La pregunta evidente es, ¿para qué necesita una gran empresa con cientos de parques eólicos en funcionamiento en todo el mundo un socio local para construir uno nuevo en Castilla y León? Y, en caso de poder encontrar una respuesta a la anterior compatible con el ordenamiento jurídico: ¿realmente la participación de éste vale varios millones de euros?
Se abre ahora la vía penal, en manos de la Fiscalía Anticorrupción, en la que es necesario esclarecer la justificación de esos pagos y si realmente hubo o no relación entre éstos y las autorizaciones obtenidas; pero creo que tenemos que ir más allá. Es necesario trabajar en el origen del problema para evitar que se repita en el futuro. Y, como en tantos otros ejemplos de corrupción, aquí el problema se llama burocracia.
En efecto, para poder construir una instalación de producción de energía eléctrica es necesario salvar un verdadero laberinto de trámites administrativos. En el caso de las renovables, nos encontramos con la paradoja de que este proceso requiere mucho más tiempo que la construcción propiamente dicha. Para tener una cuantificación, es frecuente que el primero lleve de 5 a 10 años cuando en la segunda solo se invierten unos pocos meses. Así las cosas, no nos extraña que “los papeles” valgan mucho dinero en la medida en que ahorran tiempo. Han creado el caldo de cultivo de la corrupción.
Para complicar aún más las cosas, varios organismos intervienen en la tramitación de este tipo de proyectos. Primero hay que contar con el suelo, frecuentemente titularidad del ayuntamiento, que, además, normalmente debe recalificarlo para hacerlo compatible con el uso energético, proceso en el que usualmente debe contar con el visto bueno de una comisión provincial de urbanismo. Luego entra en juego la compañía eléctrica, que debe garantizar la capacidad de evacuación de energía a través de la red. Posteriormente, el departamento de medio ambiente de la Comunidad Autónoma incorpora las restricciones que son objeto de su competencia. Mientras tanto, todas las entidades “afectadas” por el proyecto, pueden presentar alegaciones. Con ellas y el informe de impacto ambiental, el departamento de energía de la Comunidad Autónoma concede la deseada autorización administrativa, pieza central de la trama eólica que nos ocupa. Tras ésta, el Gobierno central determina –siempre que no haya decretado una moratoria como la actual– la retribución económica de la instalación y concede, atención, un plazo relativamente corto para que se ponga en funcionamiento. Si en la ventana temporal que abre el Gobierno él proyecto no está muy avanzado administrativamente, no llegará a tiempo. En este caso, el valor de la autorización administrativa puede ser muy alto. Finalmente, el ayuntamiento en cuyo territorio se ubica la instalación, debe conceder la pertinente licencia de obras. Me dejo a propósito otros trámites que no siempre son requeridos, tales como estudios geológicos o excavaciones arqueológicas que, por sí solos, pueden llevar varios años.

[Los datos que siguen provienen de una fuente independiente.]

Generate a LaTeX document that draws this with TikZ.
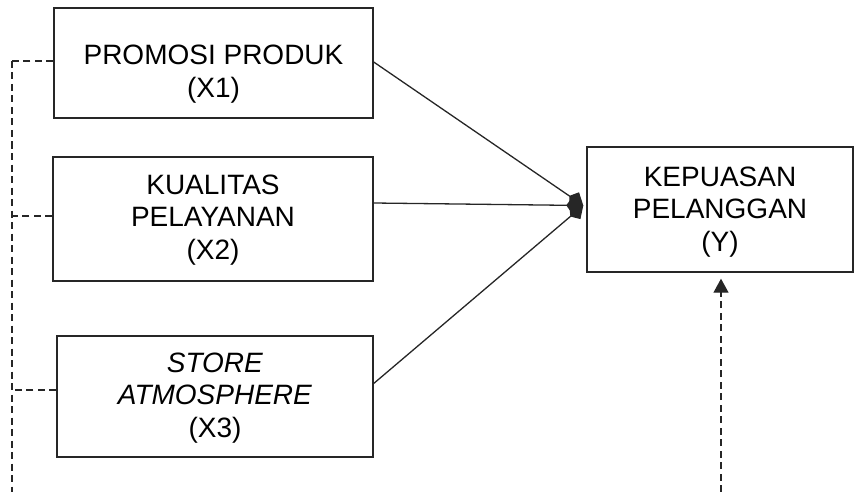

No discuto que para poder poner en marcha, pongamos, una central nuclear, sean necesarios todos los trámites anteriores; pero, ¿es razonable aplicarlos a una pequeña instalación renovable?
En mi opinión, no. Es necesario abordar desde una perspectiva integral la racionalidad de todas las autorizaciones que actualmente se exigen a los proyectos renovables para reducirlas al máximo e implantar masivamente el silencio administrativo positivo. Si un proyecto tiene viabilidad económica, medioambiental y social, la Administración no puede demorar su construcción.
Se da la circunstancia, además, de que la espectacular reducción de costes de las renovables exige plazos cortos para su implantación. Son tecnologías que, al carecer de combustible, tienen costes esencialmente fijos, determinados prácticamente en el momento de la inversión. Una vez realizada la misma no es posible modificar su estructura de costes. A diferencia de las centrales que utilizan combustibles fósiles, las renovables son capaces de garantizar con precisión milimétrica el precio al que pueden vender la energía durante decenas de años.
Requieren, por tanto, de una estabilidad regulatoria que se consigue estableciendo retribuciones garantizadas durante su vida útil. Ahora bien, con una evolución tecnológica tan acelerada como la que estamos presenciando resulta imposible acertar en la cuantificación de éstas con varios años de anticipación.
Para que los consumidores podamos beneficiarnos íntegramente de los bajos precios que actualmente son capaces de proporcionar ya las energías limpias es esencial eliminar la burocracia sobrante en el sector. De paso, habremos cortado de raíz una innegable fuente de corrupción.